His interpersonal skills aren’t the greatest; he may not be comfortable in one-on-one meetings.

On top of the fact that this makes it difficult to do my job sometimes, I’m worried about my career. How can he know that I’m doing a good job unless he’s around to hear about it?

Does anyone have advice for working around a boss’s unavailability?  -- Anonymous


I used to never meet with my boss either. We now have a weekly 30 minute meeting where she goes over notes from her meeting with her boss and I tell what is taking up my time or special projects I'm working on. I also give her a weekly status report that she can put in my file. She references these reports when it is time for my yearly review, so she has concrete items to put in my review besides "she is doing a good job". I also keep a copy of this and refer to it when I have to give her my yearly "kudos for myself" report for my annual review (we have to share how we have promoted or fulfilled our company's corporate values). When she is traveling she has access to email about half the time and if it's something I really need to ask her but it's not pressing I just send her an email and she answers it as she has time. I hope this will help you, especially if what you say about your boss not being good with 1on1 time - he might appreciate the written report. I just type everything in excel by what I do for each person I support. Some things are constant - like appointments and invoices, then I have a space for special or ongoing projects and I give a weekly status.

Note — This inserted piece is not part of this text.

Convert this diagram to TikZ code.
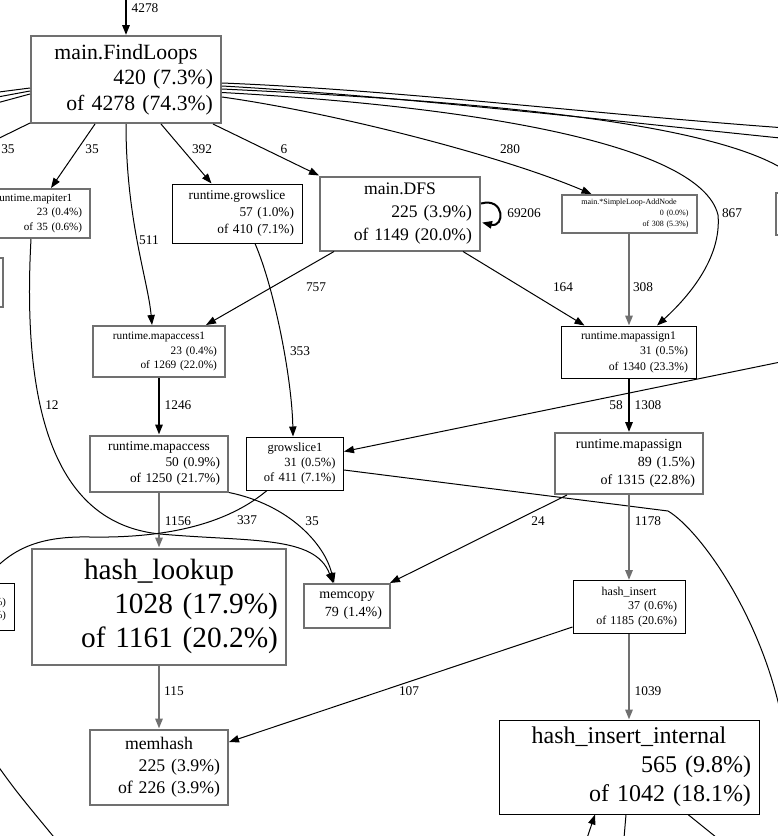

I also have a boss that's very busy. In my eyes, we are here to support them so they can do their job. Believe me when I say he knows you are doing a good job. If you weren't, he knows he could not be out of the office as much as he is. He can be gone and know that things are getting handled. Think of it as flattery, not a bad career obstacle. If you were not doing your job or you were doing it badly, then he would here about it. Be flattered he trusts you so he can be out of the office doing his job. In this day, micromanageing and watching every move is out and independence is everything. Keep doing what your doing. Your fine.

How about doing a daily or weekly status report via email? This is what I had to do for the first 6 months of this year. My boss had moved to an office 5 hours away, so meetings in person were not an option. I did an email to let him know where I stood on projects I'd been working on and to ask him any questions. He was able to read it and respond when it was convenient (usually in between meetings). It worked out quite well and when I left the company, he gave me a very favorable reference.

I am in a similar situation. One of the attorneys I work for travels a lot, and on top of it, we work in separate buildings. His clients are in one building, however, the Legal Department is in the building across the street. Because I am also the Administrative Support Coordinator for the Legal team I work for, it is necessary for me to be with the Legal team. During my performance review about a year ago, he asked me if there was anything he could do to make my job better or easier. We communicate mostly by email, and I mentioned because we work in separate buildings and because of his travel schedule, that I felt disconnected and asked if there was a way we could talk more face to face. Since we both have to eat, we set up a lunch meeting for every other Thursday, where we review some of the key cases he is working on, projects that I am working on, deadlines, etc. so we know what is on each other's plates and his priorities, as well as what is going on in my Admin Coordinator role and those priorities. It doesn't always work out, because he is sometimes traveling on the day of our scheduled meetings, but it has helped tremendously and we do talk face to face much more than we used to. It helps us to align and sync up and has made a huge difference in our working relationship. Since everyone has to eat, this might be something you could try.

Our company recently hired a new Executive Vice President. I am the Assistant to the EVP. After 5.5 years with the last EVP, I find myself growing and being challenged with new responsibilities in working with the new EVP. He and I meet one on one every Monday at 3 p.m. He requests tasks of me, gives me new projects to handle and I update him on where I am on the projects given to me and inquire about issues that only he can answer. Had I been permitted to work in an environment like this with my previous EVP, I would have been more productive, felt more connected and there would not have been so much disruption in my day. This is a method that I highly recommend. We schedule our one on one mtgs on the appt calendar for the whole year. It works well because it is handled like an appt because it is. My boss had a mtg out of the building the other day on our scheduled mtg day. He was running late because of traffic from an accident. He called me to inform me of his late arrival for our meeting and gave apologies. That made me realize how much he respects our time, just like he does with a client, vendor, member, etc. Try it, you might be surprised how helpful it can be.

Good Morning!

I would document everythng I do on a daily basis and put in a report format for his information, relative to the employee evaluation format. Communicate regularly via email. Try to schedule lunch with him once a week regardless of his interpersonal skills. Try to find out why his interpersonal skills are the way they are, if possible. Who is his boss and what are they like. Is he married and with family. If you have access to his calendar analysis it to clues, arrive early as possible to try to catch him, schedule meetings to meet him early in the morning one day a week no matter how early it may mean or how late. I don't know what your experience has been with HR but are they for the employee or the employer? Who use to work for him before you maybe they may be able to shead some light on things for you, have lunch with them and asked them how they handled certain tasks for him. If you are at the point of concern about your career, document and move on, don't wait. If you hang around get your education while you are there.